AIRTO suggests that the mission of the new agency is to advance high-potential, high-impact technologies, that are too early for private sector investment, but have a clear end market in mind. Targets should be both individual products or essential underpinning technologies, and in both cases the output must be immediately exploitable once the ARPA project is completed. These technologies will be of national importance to government, society and the economy.

The UK’s ARPA should combine long-term funding with rapid decision making and effective involved, proactive monitoring. Its work should be ‘big picture’ led while utilising the UK’s existing, extensive infrastructure, and building comprehensive teams from all the different parts of the research, development, innovation, technology and industrial community – including both those that focus on cross-cutting technologies and those that support specific industrial sectors. These teams should comprise of the best organisations to undertake the work, irrespective of type, governance, ownership or location (see below regarding the specific question on location of the new agency). However, if there is no alternative, ARPA should have the ability to fund new facilities.

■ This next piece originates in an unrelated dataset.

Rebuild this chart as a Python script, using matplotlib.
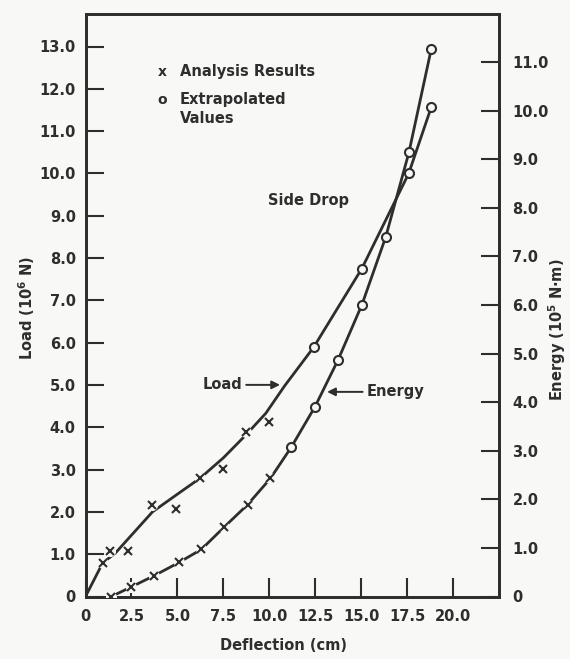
import matplotlib
matplotlib.use('Agg')
import matplotlib.pyplot as plt

plt.rcParams['font.family'] = ['DejaVu Sans']
plt.rcParams['font.weight'] = 'bold'

INK = '#2e2e2e'
BG = '#f8f8f6'

# ---- data: deflection (cm), load (10^6 N), energy (10^5 N·m) ----
load_analysis_x = [0.93, 1.35, 2.31, 3.64, 4.92, 6.20, 7.46, 8.71, 9.97]
load_analysis_y = [0.79, 1.08, 1.07, 2.17, 2.06, 2.80, 3.01, 3.88, 4.13]
load_extrap_x = [12.40, 15.02, 17.57, 18.79]
load_extrap_y = [5.89, 7.75, 10.00, 11.56]
# hand-faired load curve through the analysis region
load_curve_x = [0.0, 0.93, 1.63, 3.64, 5.0, 6.24, 7.5, 8.70, 9.8, 10.81]
load_curve_y = [0.0, 0.79, 1.03, 2.00, 2.42, 2.80, 3.28, 3.81, 4.33, 4.97]

energy_analysis_x = [1.41, 2.45, 3.74, 5.08, 6.30, 7.54, 8.81, 10.05]
energy_analysis_y = [0.0, 0.19, 0.43, 0.70, 0.97, 1.43, 1.89, 2.43]
energy_extrap_x = [11.18, 12.48, 13.73, 15.03, 16.32, 17.58, 18.79]
energy_extrap_y = [3.07, 3.91, 4.87, 6.01, 7.40, 9.14, 11.26]

x_ticks = [0, 2.5, 5.0, 7.5, 10.0, 12.5, 15.0, 17.5, 20.0]
x_tick_labels = ['0', '2.5', '5.0', '7.5', '10.0', '12.5', '15.0', '17.5', '20.0']
load_ticks = list(range(0, 14))
load_tick_labels = ['0'] + [f'{v:.1f}' for v in range(1, 14)]
energy_ticks = list(range(0, 12))
energy_tick_labels = ['0'] + [f'{v:.1f}' for v in range(1, 12)]

fig = plt.figure(figsize=(5.70, 6.59), dpi=100, facecolor=BG)
ax = fig.add_axes([85.5 / 570, (659 - 596.5) / 659, 413 / 570, 583 / 659])
ax.set_facecolor(BG)
ax2 = ax.twinx()

# load curve
ax.plot(load_curve_x + load_extrap_x, load_curve_y + load_extrap_y,
        color=INK, lw=2.0, zorder=2, solid_capstyle='round', solid_joinstyle='round')
ax.plot(load_analysis_x, load_analysis_y, 'o', ms=8, mfc=BG, mec='none', zorder=3)
ax.plot(load_analysis_x, load_analysis_y, 'x', ms=6, mew=1.5, color=INK, zorder=4)
ax.plot(load_extrap_x, load_extrap_y, 'o', ms=6.5, mew=1.5, mfc=BG, mec=INK, zorder=4)

# energy curve
ax2.plot(energy_analysis_x + energy_extrap_x, energy_analysis_y + energy_extrap_y,
         color=INK, lw=2.0, zorder=2, solid_capstyle='round', solid_joinstyle='round')
ax2.plot(energy_analysis_x, energy_analysis_y, 'o', ms=8, mfc=BG, mec='none', zorder=3)
ax2.plot(energy_analysis_x, energy_analysis_y, 'x', ms=6, mew=1.5, color=INK, zorder=4)
ax2.plot(energy_extrap_x, energy_extrap_y, 'o', ms=6.5, mew=1.5, mfc=BG, mec=INK, zorder=4)

ax.set_xlim(0, 22.45)
ax.set_ylim(0, 13.78)
ax2.set_ylim(0, 12.0)

ax.set_xticks(x_ticks)
ax.set_xticklabels(x_tick_labels)
ax.set_yticks(load_ticks)
ax.set_yticklabels(load_tick_labels)
ax2.set_yticks(energy_ticks)
ax2.set_yticklabels(energy_tick_labels)

ax.tick_params(axis='x', direction='in', length=14, width=1.5, pad=9,
               labelsize=10.5, colors=INK, top=False)
ax.tick_params(axis='y', direction='in', length=13, width=1.5, pad=7,
               labelsize=10.5, colors=INK, right=False)
ax2.tick_params(axis='y', direction='in', length=13, width=1.5, pad=10,
                labelsize=10.5, colors=INK)
for a in (ax, ax2):
    for s in a.spines.values():
        s.set_color(INK)
        s.set_linewidth(2.0)
    for lab in a.get_xticklabels() + a.get_yticklabels():
        lab.set_fontweight('bold')

# legend-like text
ax.text(0.185, 0.900, 'x', transform=ax.transAxes, ha='center', va='center',
        fontsize=10, color=INK)
ax.text(0.228, 0.900, 'Analysis Results', transform=ax.transAxes, ha='left',
        va='center', fontsize=10.5, color=INK)
ax.text(0.185, 0.852, 'o', transform=ax.transAxes, ha='center', va='center',
        fontsize=10, color=INK)
ax.text(0.228, 0.866, 'Extrapolated\nValues', transform=ax.transAxes, ha='left',
        va='top', fontsize=10.5, color=INK, linespacing=1.4)
ax.text(0.442, 0.680, 'Side Drop', transform=ax.transAxes, ha='left',
        va='center', fontsize=10.5, color=INK)

arrow = dict(arrowstyle='-|>', color=INK, lw=1.4, mutation_scale=12,
             shrinkA=1, shrinkB=0)
ax.annotate('Load', xy=(0.471, 0.363), xytext=(0.379, 0.363),
            xycoords='axes fraction', textcoords='axes fraction',
            ha='right', va='center', fontsize=10.5, color=INK, arrowprops=arrow)
ax.annotate('Energy', xy=(0.585, 0.351), xytext=(0.681, 0.351),
            xycoords='axes fraction', textcoords='axes fraction',
            ha='left', va='center', fontsize=10.5, color=INK, arrowprops=arrow)

fig.text(27 / 570, 1 - 308 / 659, 'Load (10$^{\\mathbf{6}}$ N)', rotation=90,
         ha='center', va='center', fontsize=10.5, color=INK)
fig.text(557 / 570, 1 - 330 / 659, 'Energy (10$^{\\mathbf{5}}$ N·m)', rotation=90,
         ha='center', va='center', fontsize=10.5, color=INK)
fig.text(220 / 570, 1 - 646 / 659, 'Deflection (cm)', ha='left', va='center',
         fontsize=10.5, color=INK)

fig.savefig('out.png', dpi=100, facecolor=BG)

Information on the proposals for a UK ARPA is currently limited, with a stated government commitment to work with ‘industry and academics’ to finalise a proposal. There needs to be strong government engagement with industry; AIRTO believes it is crucially important that the Innovation, Research and Technology (IRT) sector is included in these discussions, as it provides an important component perspective of the UK innovation infrastructure, which is currently largely absent from policy discussions. This inclusive approach will enable cohesive programmes and projects with a clear, achievable, exploitable end-result to be successfully planned, undertaken and delivered. The IRT sector is a neutral convenor which interfaces with multiple parties: government, industry and academia. These institutions face into all sectors, and are a first port of call that can help engage existing industry sectors and supply chains and, where appropriate, assist entrepreneurial ventures with practical help on a whole range of their specialist needs. The sector helps both new and mature technology and innovation to reach into the marketplace, servicing the needs of its industrial client base. AIRTO is keen to represent the voice of the IRT sector in the ARPA discussions, and to play its role in the delivery of a national agency.